Required task |
Take the lines from the beginning of the material through the line containing "pelitic_camn = [27.2, 31.6, 31.7, 36.4, 41.3, 36.3, 40.7, 45.7]" and retype them exactly, leaving the pictures out.

Stored data
++++

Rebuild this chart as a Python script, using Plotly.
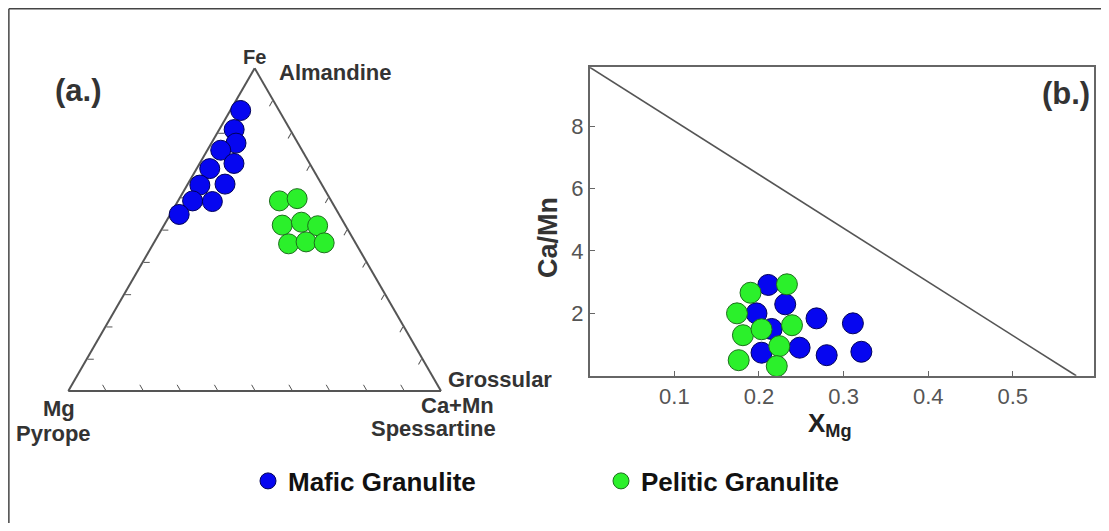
import plotly.graph_objects as go

# ---------------- data ----------------
# (a.) ternary Fe - Mg - (Ca+Mn), percent
mafic_fe = [86.9, 81.0, 76.8, 74.6, 70.5, 68.9, 64.1, 63.8, 58.9, 58.7, 54.7]
mafic_mg = [10.3, 15.0, 16.6, 21.8, 20.3, 27.6, 25.9, 32.8, 37.2, 32.0, 42.9]
mafic_camn = [2.8, 4.0, 6.6, 3.6, 9.2, 3.5, 10.0, 3.4, 3.9, 9.3, 2.4]

pelitic_fe = [58.9, 59.6, 51.4, 52.3, 51.2, 45.6, 46.2, 45.9]
pelitic_mg = [13.9, 8.8, 16.9, 11.3, 7.5, 18.1, 13.1, 8.4]
pelitic_camn = [27.2, 31.6, 31.7, 36.4, 41.3, 36.3, 40.7, 45.7]

# (b.) XMg vs Ca/Mn
mafic_xmg = [0.211, 0.231, 0.197, 0.215, 0.268, 0.311, 0.203, 0.248, 0.280, 0.321]
mafic_camn_ratio = [2.91, 2.29, 2.00, 1.50, 1.84, 1.68, 0.74, 0.90, 0.66, 0.77]
pelitic_xmg = [0.190, 0.233, 0.174, 0.239, 0.181, 0.203, 0.224, 0.176, 0.221]
pelitic_camn_ratio = [2.66, 2.93, 2.00, 1.62, 1.30, 1.49, 0.95, 0.50, 0.31]

boundary_xmg = [0.0, 0.575]
boundary_camn = [9.88, 0.0]

x_ticks = [0.1, 0.2, 0.3, 0.4, 0.5]
x_ticklabels = ["0.1", "0.2", "0.3", "0.4", "0.5"]
y_ticks = [2, 4, 6, 8]
y_ticklabels = ["2", "4", "6", "8"]

series_names = ["Mafic Granulite", "Pelitic Granulite"]

# ---------------- style ----------------
PAGE_OFF = 8                      # default body margin of the html page
FW, FH = 1109 - 2 * PAGE_OFF, 531 - 2 * PAGE_OFF
BLUE, BLUE_EDGE = "#0606F0", "#00005A"
GREEN, GREEN_EDGE = "#2BF02B", "#1C6E1C"
FONT = "Liberation Sans, Arial, sans-serif"
MS = 20


def fx(p):
    return (p - PAGE_OFF) / FW


def fy(p):
    return 1 - (p - PAGE_OFF) / FH


fig = go.Figure()

fig.add_trace(go.Scatterternary(
    a=mafic_fe, b=mafic_mg, c=mafic_camn, mode="markers", name=series_names[0],
    marker=dict(size=MS, color=BLUE, line=dict(color=BLUE_EDGE, width=1)),
    cliponaxis=False, subplot="ternary", showlegend=True))
fig.add_trace(go.Scatterternary(
    a=pelitic_fe, b=pelitic_mg, c=pelitic_camn, mode="markers", name=series_names[1],
    marker=dict(size=MS, color=GREEN, line=dict(color=GREEN_EDGE, width=1)),
    cliponaxis=False, subplot="ternary", showlegend=True))

fig.add_trace(go.Scatter(
    x=boundary_xmg, y=boundary_camn, mode="lines", line=dict(color="#555555", width=1.6),
    showlegend=False, hoverinfo="skip"))
fig.add_trace(go.Scatter(
    x=mafic_xmg, y=mafic_camn_ratio, mode="markers", name=series_names[0],
    marker=dict(size=MS + 1, color=BLUE, line=dict(color=BLUE_EDGE, width=1)),
    showlegend=False, cliponaxis=False))
fig.add_trace(go.Scatter(
    x=pelitic_xmg, y=pelitic_camn_ratio, mode="markers", name=series_names[1],
    marker=dict(size=MS + 1, color=GREEN, line=dict(color=GREEN_EDGE, width=1)),
    showlegend=False, cliponaxis=False))

tern_ax = dict(showgrid=False, showticklabels=False, ticks="inside", ticklen=6, tickwidth=1.2,
               tickcolor="#555555", dtick=10, linecolor="#555555", linewidth=2,
               title=dict(text=""), layer="below traces")

# triangle: Mg (68.3, 391), Ca+Mn (441, 391) in page pixels
tx0, tx1, tbase = 68.3, 441.0, 391.0
theight = (tx1 - tx0) * 0.8660254

fig.update_layout(
    width=FW, height=FH,
    margin=dict(l=0, r=0, t=0, b=0),
    paper_bgcolor="white", plot_bgcolor="white",
    font=dict(family=FONT, color="#333333"),
    ternary=dict(
        sum=100,
        domain=dict(x=[fx(tx0), fx(tx1)], y=[fy(tbase), fy(tbase - theight)]),
        bgcolor="white",
        aaxis=tern_ax, baxis=tern_ax, caxis=tern_ax,
    ),
    xaxis=dict(
        domain=[fx(589.8), fx(1094)], range=[0, 0.596],
        tickvals=x_ticks, ticktext=x_ticklabels,
        ticks="inside", ticklen=5, tickcolor="#666666",
        tickfont=dict(size=22, color="#555555", family=FONT),
        showline=True, mirror=True, linecolor="#666666", linewidth=2,
        showgrid=False, zeroline=False,
    ),
    yaxis=dict(
        domain=[fy(375.8), fy(67.3)], range=[0, 9.88],
        tickvals=y_ticks, ticktext=y_ticklabels,
        ticks="inside", ticklen=5, tickcolor="#666666",
        tickfont=dict(size=22, color="#555555", family=FONT),
        showline=True, mirror=True, linecolor="#666666", linewidth=2,
        showgrid=False, zeroline=False,
    ),
    legend=dict(
        orientation="h", x=fx(248), y=fy(481), xanchor="left", yanchor="middle",
        font=dict(size=26, color="#111111", family=FONT, weight="bold"),
        entrywidth=308, entrywidthmode="pixels", bgcolor="rgba(0,0,0,0)",
        itemsizing="trace",
    ),
    showlegend=True,
)


def label(text, x, y, size=22, xanchor="center", textangle=0, color="#333333"):
    fig.add_annotation(text=text, x=fx(x), y=fy(y), xref="paper", yref="paper",
                       xanchor=xanchor, yanchor="middle", showarrow=False, textangle=textangle,
                       font=dict(size=size, color=color, family=FONT, weight="bold"))


label("(a.)", 78, 90, size=31)
label("Fe", 254, 57, size=20)
label("Almandine", 277, 73, xanchor="left")
label("Grossular", 446, 379, xanchor="left")
label("Ca+Mn", 457, 405)
label("Spessartine", 433, 428)
label("Mg", 59, 408)
label("Pyrope", 53, 433)
label("(b.)", 1066, 93, size=31)
label("Ca/Mn", 548, 238, size=27, textangle=-90)
label("X<sub>Mg</sub>", 830, 424, size=26, color="#222222")

# outer frame (left and top edges) at the page's edge of the figure
fig.add_shape(type="line", xref="paper", yref="paper", x0=0.0008, x1=0.0008, y0=0, y1=0.9985,
              line=dict(color="#444444", width=1.5))
fig.add_shape(type="line", xref="paper", yref="paper", x0=0.0008, x1=1, y0=0.9985, y1=0.9985,
              line=dict(color="#444444", width=1.5))

fig.write_html("out.html")
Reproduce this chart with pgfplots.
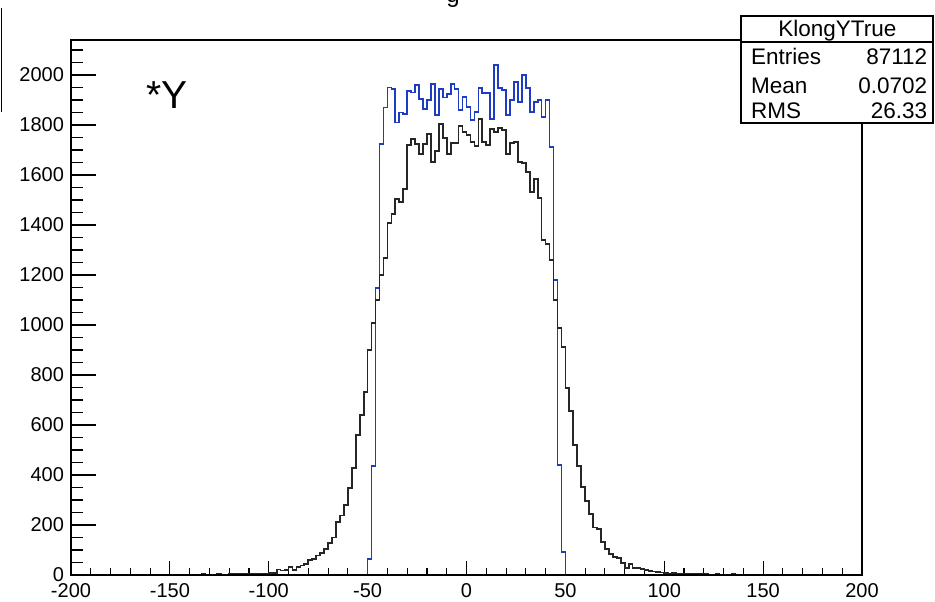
\documentclass[border=0pt]{standalone}
\usepackage{fontspec}
\setmainfont{Liberation Sans}
\usepackage{pgfplots}
\usepackage{pgfplotstable}
\pgfplotsset{compat=1.18}
\definecolor{rootblue}{RGB}{30,60,195}

% bin lower edge, content (bin width 2)
\pgfplotstableread{
x y
-200 0
-138 2
-136 0
-134 3
-132 0
-130 1
-128 0
-126 3
-124 0
-122 2
-120 4
-118 5
-116 4
-114 5
-112 4
-110 5
-108 6
-106 5
-104 6
-102 5
-100 7
-98 8
-96 22
-94 18
-92 20
-90 32
-88 21
-86 32
-84 38
-82 45
-80 60
-78 65
-76 78
-74 88
-72 105
-70 127
-68 150
-66 213
-64 238
-62 280
-60 347
-58 427
-56 560
-54 640
-52 733
-50 900
-48 1007
-46 1100
-44 1200
-42 1267
-40 1407
-38 1443
-36 1504
-34 1493
-32 1543
-30 1720
-28 1744
-26 1723
-24 1683
-22 1723
-20 1763
-18 1651
-16 1696
-14 1803
-12 1749
-10 1683
-8 1727
-6 1727
-4 1797
-2 1771
0 1760
2 1731
4 1717
6 1824
8 1731
10 1720
12 1784
14 1773
16 1789
18 1780
20 1683
22 1727
24 1733
26 1651
28 1647
30 1611
32 1533
34 1584
36 1507
38 1340
40 1323
42 1260
44 1100
46 989
48 913
50 747
52 657
54 520
56 436
58 353
60 296
62 244
64 190
66 185
68 133
70 103
72 84
74 73
76 67
78 49
80 27
82 44
84 29
86 27
88 23
90 20
92 17
94 14
96 12
98 10
100 8
102 6
104 7
106 5
108 6
110 4
112 5
114 4
116 5
118 3
120 4
122 2
124 0
126 3
128 0
130 2
132 0
134 3
136 0
142 2
144 0
200 0
}\recodata

\pgfplotstableread{
x y
-50 0
-50 63
-48 436
-46 1147
-44 1725
-42 1870
-40 1950
-38 1945
-36 1810
-34 1850
-32 1845
-30 1935
-28 1930
-26 1960
-24 1905
-22 1865
-20 1900
-18 1965
-16 1840
-14 1945
-12 1910
-10 1925
-8 1965
-6 1945
-4 1860
-2 1913
0 1873
2 1820
4 1853
6 1949
8 1927
10 1927
12 1824
14 2040
16 1947
18 1940
20 1840
22 1900
24 1973
26 1893
28 2000
30 1947
32 1853
34 1893
36 1900
38 1833
40 1900
42 1713
44 1180
46 440
48 93
50 0
}\truedata

\pgfplotsset{
  rootframe/.style={
    width=395.5pt, height=267.5pt, scale only axis,
    at={(35.5pt,13pt)}, anchor=south west,
    xmin=-200, xmax=200, ymin=0, ymax=2140,
    axis line style={line width=0.55pt},
    tick style={black, line width=0.55pt},
    tick align=inside, tick pos=left,
    ticklabel style={font=\fontsize{10}{12}\selectfont},
  }
}

\begin{document}
\begin{tikzpicture}
\begin{axis}[rootframe,
  xtick={-200,-150,...,200},
  xticklabels={-200,-150,-100,-50,0,50,100,150,200},
  minor xtick={-190,-180,...,190},
  major tick length=7pt, minor tick length=3.5pt,
  xticklabel style={yshift=-0.7pt},
  ytick=\empty,
]
  \addplot[const plot mark left, rootblue, line width=0.85pt] table {\truedata};
  \addplot[const plot mark left, black!85, line width=0.85pt] table {\recodata};
\end{axis}
\begin{axis}[rootframe,
  xtick=\empty,
  ytick={0,200,...,2000},
  yticklabels={0,200,400,600,800,1000,1200,1400,1600,1800,2000},
  minor ytick={50,100,...,2100},
  major tick length=12.5pt, minor tick length=6.25pt,
]
\end{axis}

% stats box
\draw[line width=0.55pt, fill=white] (370.5pt,239pt) rectangle (466.5pt,292.5pt);
\draw[line width=0.55pt] (370.5pt,279.5pt) -- (466.5pt,279.5pt);
\node[anchor=base, inner sep=0, font=\fontsize{11.25}{13}\selectfont] at (418.7pt,282.2pt) {KlongYTrue};
\node[anchor=base west, inner sep=0, font=\fontsize{11.25}{13}\selectfont] at (375.3pt,268pt) {Entries};
\node[anchor=base east, inner sep=0, font=\fontsize{11.25}{13}\selectfont] at (463.8pt,268pt) {87112};
\node[anchor=base west, inner sep=0, font=\fontsize{11.25}{13}\selectfont] at (375.3pt,253.8pt) {Mean};
\node[anchor=base east, inner sep=0, font=\fontsize{11.25}{13}\selectfont] at (463.8pt,253.8pt) {0.0702};
\node[anchor=base west, inner sep=0, font=\fontsize{11.25}{13}\selectfont] at (375.3pt,241.3pt) {RMS};
\node[anchor=base east, inner sep=0, font=\fontsize{11.25}{13}\selectfont] at (463.8pt,241.3pt) {26.33};

% label in the pad
\node[anchor=base west, inner sep=0, font=\fontsize{19.5}{23}\selectfont] at (72.8pt,246.3pt) {*Y};

% pieces cut by the image edge
\draw[line width=0.6pt] (0.6pt,296.5pt) -- (0.6pt,244.5pt);
\node[anchor=base, inner sep=0, font=\fontsize{12}{14}\selectfont] at (226.5pt,299pt) {g};

\pgfresetboundingbox
\path[use as bounding box] (0,0) rectangle (467.5pt,300.5pt);
\end{tikzpicture}
\end{document}
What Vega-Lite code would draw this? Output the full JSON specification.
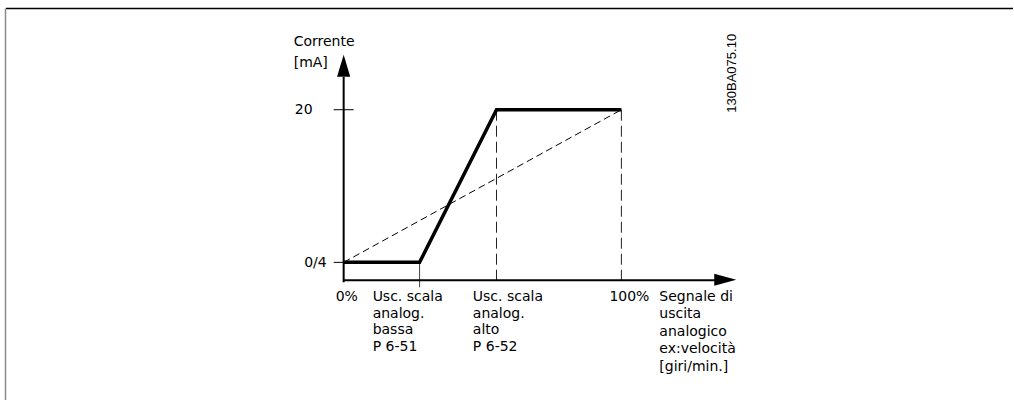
{
  "$schema": "https://vega.github.io/schema/vega-lite/v6.json",
  "width": 1014,
  "height": 401,
  "autosize": {"type": "fit", "contains": "padding"},
  "padding": 0,
  "background": "white",
  "config": {"view": {"stroke": null}},
  "datasets": {
    "curve": [
      {"pct": 0, "mA": 4, "o": 1},
      {"pct": 27.34, "mA": 4, "o": 2},
      {"pct": 55.04, "mA": 20, "o": 3},
      {"pct": 100, "mA": 20, "o": 4}
    ],
    "axes": [
      {"pct": 0, "mA": 1.91, "pct2": 0, "mA2": 23.45},
      {"pct": 0, "mA": 2.118, "pct2": 134.5, "mA2": 2.118}
    ],
    "ticks": [
      {"pct": -3.6, "mA": 20, "pct2": 3.6, "mA2": 20},
      {"pct": -3.6, "mA": 4, "pct2": 0, "mA2": 4}
    ],
    "lowmark": [
      {"pct": 27.34, "mA": 4, "pct2": 27.34, "mA2": 1.386}
    ],
    "guides": [
      {"pct": 55.04, "mA": 20, "pct2": 55.04, "mA2": 1.91},
      {"pct": 100, "mA": 20, "pct2": 100, "mA2": 1.91}
    ],
    "linear": [
      {"pct": 0, "mA": 4, "pct2": 100, "mA2": 20}
    ],
    "arrows": [
      {"pct": 0, "mA": 24.6, "dir": "up"},
      {"pct": 137.4, "mA": 2.17, "dir": "right"}
    ],
    "frameTop": [
      {"pct": -121.58, "mA": 30.61, "pct2": 241.0, "mA2": 30.61}
    ],
    "frameLeft": [
      {"pct": -121.76, "mA": 30.61, "pct2": -121.76, "mA2": -10.43}
    ],
    "labelsRight": [
      {"pct": -11.15, "mA": 20, "text": "20"},
      {"pct": -6.115, "mA": 3.95, "text": "0/4"}
    ],
    "labelsLeft": [
      {"pct": -17.99, "mA": 27.14, "text": "Corrente"},
      {"pct": -17.99, "mA": 24.95, "text": "[mA]"},
      {"pct": -2.878, "mA": 0.371, "text": "0%"},
      {"pct": 10.43, "mA": 0.371, "text": "Usc. scala"},
      {"pct": 10.43, "mA": -1.386, "text": "analog."},
      {"pct": 10.43, "mA": -3.143, "text": "bassa"},
      {"pct": 10.43, "mA": -4.899, "text": "P 6-51"},
      {"pct": 46.51, "mA": 0.371, "text": "Usc. scala"},
      {"pct": 46.51, "mA": -1.386, "text": "analog."},
      {"pct": 46.51, "mA": -3.143, "text": "alto"},
      {"pct": 46.51, "mA": -4.899, "text": "P 6-52"},
      {"pct": 95.68, "mA": 0.371, "text": "100%"},
      {"pct": 113.67, "mA": 0.392, "text": "Segnale di"},
      {"pct": 113.67, "mA": -1.438, "text": "uscita"},
      {"pct": 113.67, "mA": -3.278, "text": "analogico"},
      {"pct": 113.67, "mA": -5.098, "text": "ex:velocità"},
      {"pct": 113.67, "mA": -6.939, "text": "[giri/min.]"}
    ],
    "code": [
      {"pct": 139.93, "mA": 23.82, "text": "130BA075.10"}
    ]
  },
  "encoding": {
    "x": {"field": "pct", "type": "quantitative", "scale": {"domain": [-123.741, 241.007], "nice": false, "zero": false}, "axis": null},
    "y": {"field": "mA", "type": "quantitative", "scale": {"domain": [-10.431, 31.503], "nice": false, "zero": false}, "axis": null}
  },
  "layer": [
    {
      "data": {"name": "frameTop"},
      "mark": {"type": "rule", "color": "#000000", "strokeWidth": 1.5},
      "encoding": {"x2": {"field": "pct2"}, "y2": {"field": "mA2"}}
    },
    {
      "data": {"name": "frameLeft"},
      "mark": {"type": "rule", "color": "#8a8a8a", "strokeWidth": 1.5},
      "encoding": {"x2": {"field": "pct2"}, "y2": {"field": "mA2"}}
    },
    {
      "data": {"name": "guides"},
      "mark": {"type": "rule", "color": "#222222", "strokeWidth": 1, "strokeDash": [11, 5]},
      "encoding": {"x2": {"field": "pct2"}, "y2": {"field": "mA2"}}
    },
    {
      "data": {"name": "linear"},
      "mark": {"type": "rule", "color": "#000000", "strokeWidth": 1, "strokeDash": [7, 4]},
      "encoding": {"x2": {"field": "pct2"}, "y2": {"field": "mA2"}}
    },
    {
      "data": {"name": "lowmark"},
      "mark": {"type": "rule", "color": "#444444", "strokeWidth": 1},
      "encoding": {"x2": {"field": "pct2"}, "y2": {"field": "mA2"}}
    },
    {
      "data": {"name": "ticks"},
      "mark": {"type": "rule", "color": "#000000", "strokeWidth": 1},
      "encoding": {"x2": {"field": "pct2"}, "y2": {"field": "mA2"}}
    },
    {
      "data": {"name": "axes"},
      "mark": {"type": "rule", "color": "#000000", "strokeWidth": 2},
      "encoding": {"x2": {"field": "pct2"}, "y2": {"field": "mA2"}}
    },
    {
      "data": {"name": "curve"},
      "mark": {"type": "line", "color": "#000000", "strokeWidth": 3.5, "strokeJoin": "miter", "strokeCap": "butt"},
      "encoding": {"order": {"field": "o", "type": "quantitative"}}
    },
    {
      "data": {"name": "arrows"},
      "mark": {"type": "point", "filled": true, "color": "#000000", "opacity": 1, "size": 484, "strokeWidth": 0},
      "encoding": {
        "shape": {"field": "dir", "type": "nominal", "scale": {"domain": ["up", "right"], "range": ["M0,-1L0.6,1L-0.6,1Z", "M1,0L-1,-0.55L-1,0.55Z"]}, "legend": null}
      }
    },
    {
      "data": {"name": "labelsRight"},
      "mark": {"type": "text", "align": "right", "baseline": "middle", "font": "DejaVu Sans", "fontSize": 14, "color": "#000000"},
      "encoding": {"text": {"field": "text", "type": "nominal"}}
    },
    {
      "data": {"name": "labelsLeft"},
      "mark": {"type": "text", "align": "left", "baseline": "middle", "font": "DejaVu Sans", "fontSize": 14, "color": "#000000"},
      "encoding": {"text": {"field": "text", "type": "nominal"}}
    },
    {
      "data": {"name": "code"},
      "mark": {"type": "text", "align": "center", "baseline": "middle", "angle": 270, "font": "Liberation Sans", "fontSize": 13, "color": "#000000"},
      "encoding": {"text": {"field": "text", "type": "nominal"}}
    }
  ]
}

++++

Full solution |
Rebuild this chart as a Python script, using Plotly.
import plotly.graph_objects as go

# ---------------- data ----------------
# (a.) ternary Fe - Mg - (Ca+Mn), percent
mafic_fe = [86.9, 81.0, 76.8, 74.6, 70.5, 68.9, 64.1, 63.8, 58.9, 58.7, 54.7]
mafic_mg = [10.3, 15.0, 16.6, 21.8, 20.3, 27.6, 25.9, 32.8, 37.2, 32.0, 42.9]
mafic_camn = [2.8, 4.0, 6.6, 3.6, 9.2, 3.5, 10.0, 3.4, 3.9, 9.3, 2.4]

pelitic_fe = [58.9, 59.6, 51.4, 52.3, 51.2, 45.6, 46.2, 45.9]
pelitic_mg = [13.9, 8.8, 16.9, 11.3, 7.5, 18.1, 13.1, 8.4]
pelitic_camn = [27.2, 31.6, 31.7, 36.4, 41.3, 36.3, 40.7, 45.7]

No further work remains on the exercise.